Blonde Penelope is Richard's intended, and the daughter of Oxford Provost Dr Goodrich (Peter Cushing). She is stalked into a Crusader castle and
attacked by three sinister Greeks, coordinated by the crone, despite Bob's heroic intervention. The police arrive in the nick of time.
Bob Kirby is Richard's favourite student. There are hints of jealousy and sexual intrigue. When Bob claims he's not homosexual, methinks he protests
too much! Longbow suggests that perhaps Bob's African background has given him 'vivid imagination'. Meanwhile, it seems that missing Richard - a
"reincarnation of Byron" as Longbow suggests, was on a quest to discover his 'manhood', and to find 'freedom'. But instead he's been seduced
and abducted in a trance-state, taken to Hydra - the island where one-time resident Leonard Cohen wrote Bird On A Wire.
Richard is the victim of a supposedly-suppressed blood-cult overseen by Chriseis. She offers the escape he's seeking, despite the troubling subtext
of his impotence, which might be of key significance. In an artful equal-opportunities gender-shift he's become the sacrificial virgin! His ancient
sickness is a blood-curse from a mythology - like 'Christianity', which the monks have failed to extinguish. The rescuers travel up a narrow mule-path
to 'the Monastery of the Blood of Christ' where they manage to retrieve the tranced-out Richard from under Chriseis' blood-sucking influence. But like
a debauched aristo he's already seen portents of a death-eagle no-one else can see, and appeals to the gods, even as Longbow plummets to his death from
a cliff-face, and she falls from a staircase in a tussle with Bob, and is also killed.
Back in Oxford, driving up a vehicle-free A40, Richard marries Penelope, but he's still haunted by images of Chriseis. At Lancaster College's
quin-centennial dinner he delivers a subversive speech attacking the mind-control of rationalism and the 'academic hirelings' of the Oxford
establishment, specifically singling out his now father-in-law, Dr Goodrich. Then he storms off, his red gown billowing like Dracula's cape.
Tony and Bob break in on him as he sucks blood from Penelope's neck - hallucinating her to be Chriseis. Bob pursues him across the sloping Oxford
roof-scape. Momentarily, Richard sees the blood on his hands, hears the death-screech of the unseen eagle, and falls to his death.

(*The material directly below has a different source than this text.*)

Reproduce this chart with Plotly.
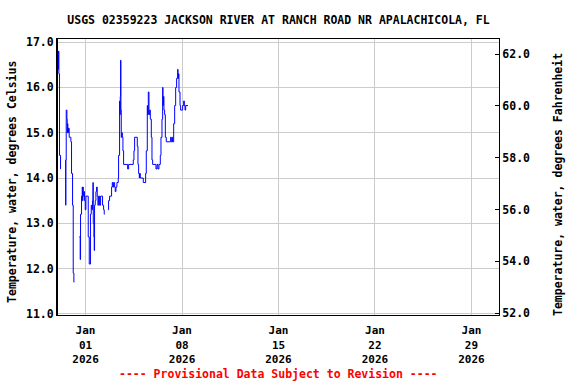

In a cover-up Dr Goorich claims they died in a suicide pact after "being misused by the world." But Bob and Tony know there is one last
act they must perform... they enter the morgue and stake the bodies. Inappropriately re-titled
Bloodsuckers for American release, such garish marketing
is countered by its more considered direct reference to the psycho-sexual Freudian nature of vampirism, something that was already present in
Christopher Lee's cinematic ghouls, back through Bela Lugosi... and even there in Bram Stoker. But seldom is it stated so explicitly.
Edward Woodward is brought in as a talking-head expert to affectionately sneer at such earlier celluloid-portrayals of Dracula, and explain how
vampirism is a sado-masochistic sexual perversion. "Come come, Tony," he tuts, "don't be naïve. Man works and loves in many
ways... you have voyeurs, transvestites, narcissists, bestialists - ah, it's a funny old world we live in." Unconvincingly, Tony counters
that "I've been through the whole syllabus of perversion." Yeah, sure you have Tony. While Bob attempts to add supporting contemporary
evidence by citing tabloid-tales about 'voodoo in Mayfair' and 'witches covens in Soho', hinting at an intent more serious than the usual run of
cine-shockers.
Patrick Mower has since claimed there was post-production interference, with the gratuitously explicit orgy-sequences spliced in after editing;
a severe sabotage of re-cuts that led director Robert Hartford-Davis to disown the project. Peter Cushing, as always, adds thoughtful gravitas.
Imogen Hassel, who could be seen in Carry On Loving, later took her life. And Mower would eventually wind up with a character-role in
Emmerdale. This is a movie that must have seemed a great idea at the time, even now it's evident there are some potentially good elements
lost within it, the fact that they stay undeveloped leaves Incense For The Damned as a curio with aspirations beyond its reach.